HC Deb 07 March 1968 vol 760 cc146-9W
Mr. Kitson

asked the Minister of Health if he will direct his officials in conjunction with officials of the Newcastle Regional Hospital Board to attend immediately on Tees-side to explain the report on the gastro-enteritis outbreak which caused the death of 15 babies on Tees-side; and if he will make a statement.

Mr. K. Robinson

The Newcastle Regional Hospital Board has made an inquiry into the circumstances which attended the outbreak of gastro-enteritis among infants on Tees-side during November and December, 1967. In brief, the results of this inquiry, which I have accepted, show firstly that this was a community outbreak of only moderate proportions; secondly, that the deaths which occurred were mainly in weakly babies suffering from some other abnormal condition and were not large in number when compared with similar outbreaks which have occurred from time to time in the past; thirdly, that the clinical care of the babies appears to have been skilfully managed even though it was complicated by infection with intestinal organisms resistant to the action of several antibiotics; fourthly, that local arrangements for the interchange of information during outbreaks of infectious disease need review. This review is now being undertaken by the Regional Hospital Board.

It is impossible to form a precise estimate of the number of cases of gastroenteritis which may have occurred among infants on Tees-side during the fourth quarter of 1967. The reasons for this are that infantile gastro-enteritis is a disease of very variable severity and arises from different causes, not being associated constantly with any one identifiable causative agent or group of agents. Mild forms of the disease are common throughout England and Wales. It the normal way the known extent of infantile gastroenteritis in any community is limited mainly to the more severely affected infants who require medical attention or admission to hospital.

The record of admissions of infants to the unit for the treatment of infectious diseases at West Lane Hospital, Middlesbrough, shows that an outbreak of gastro-enteritis of moderate proportions began in the general community of Tees-side towards the end of October, 1967, and reached a peak in late November or early December. This outbreak coincided in time with an outbreak of acute respiratory illnesses among infants in the same community. There is no clear evidence whether there was any common factor in these apparently distinct outbreaks. An association of gastro-enteritis with respiratory illness has been observed in other outbreaks in the past.

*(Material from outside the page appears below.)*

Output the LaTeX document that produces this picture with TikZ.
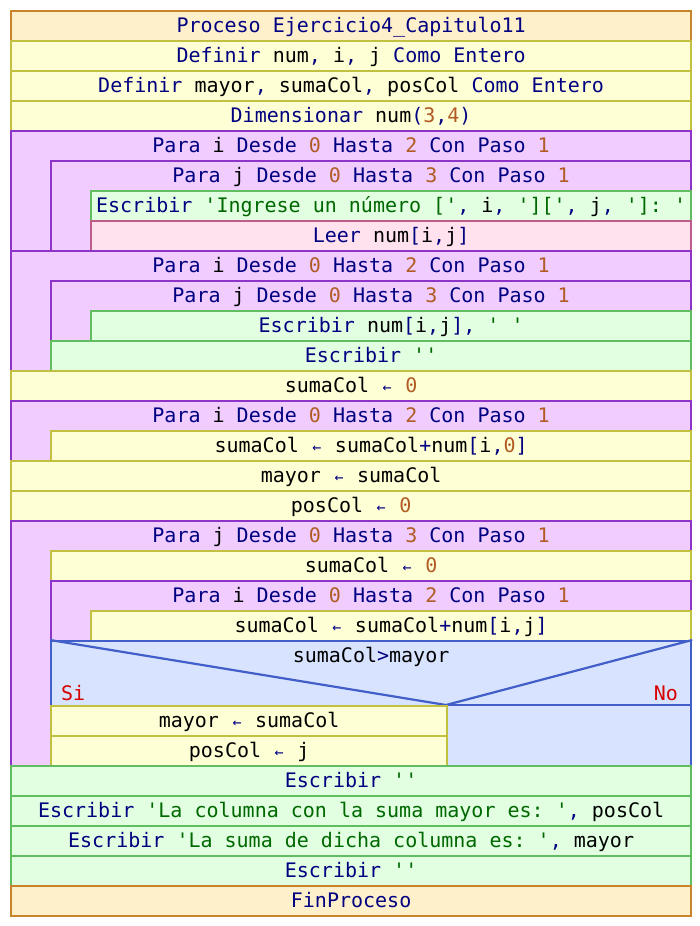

As regards the outbreaks on Tees-side neither showed any particular concentration in any one area of the community.

Special attention was focused during the outbreak on the association of cases of gastro-enteritis with certain intestinal bacteria, specific serological types of Escherichia coli, the common colon bacillus, in particular E. coli 0119 and E. coli 0128. A small outbreak of E. coil 0119 infection occurred early in November, 1967, in the Special Care Baby Unit which occupied one ward at Stockton Children's Hospital. This ward was closed and the patients in it transferred to another ward which was then closed, as a precautionary measure, to further admissions of infants. Both wards reopened on 24th December. An indirect result of the closure of these two wards was to place increased pressure on other hospital accommodation for infants in the area, notably in the South Tees-side Hospital Group, at a time when the demand for admission of infants to hospital was rising.

During November and December a number of cases of gastro-enteritis association with E. coli 0128 were observed in the infectious diseases unit at West Lane Hospital, among small babies at Middlesbrough General Hospital and Middlesbrough Maternity Hospital and among some of the infants who remained at Stockton Children's Hospital. An increase in the number of severely ill infants was noted early in December. This appeared to be associated with strains of E. coli 0128 resistant to the action of neomycin, an antibiotic commonly used as a subsidiary measure in the treatment of infantile gastro-enteritis, and to a number of other antibiotics.

When it became apparent that strains of E.coli 0128, showing resistance to several antibiotics, were distributed among infants in the community, were present in the infants' accommodation in several hospitals and were associated with gastro-enteritis of an unusual degree of severity, the hospitals concerned acted together to contain this infection. At a meeting held on 20th December it was decided:

  1. (1) to move the last remaining child from the ward closed to admissions at Stockton Children's Hospital to enable the ward to be disinfected and reopened;
  2. (2) to close the affected ward at Middlesbrough General Hospital to new admissions; and
  3. (3) to concentrate all infants known to be infected with E.coli 0128 in West Lane Hospital in one ward, to which new cases would be admitted only if found to be infected with the same type of organism.

Within a few days all such infants had been accommodated in West Lane Hospital and the outbreak rapidly came to an end.

Of the infants found to be infected with E.coli 0128, enteritis was regarded as the principal cause of death in 11 cases. Only two of those deaths had occurred among normal infants. The remainder were among infants who had either been born prematurely or were already suffering from some congenital or other abnormality.

This information is being made available to the Press, and the Senior Administrative Medical Officer of the Newcastle Regional Hospital Board is today visiting Tees-side to provide any clarification which may be requested locally.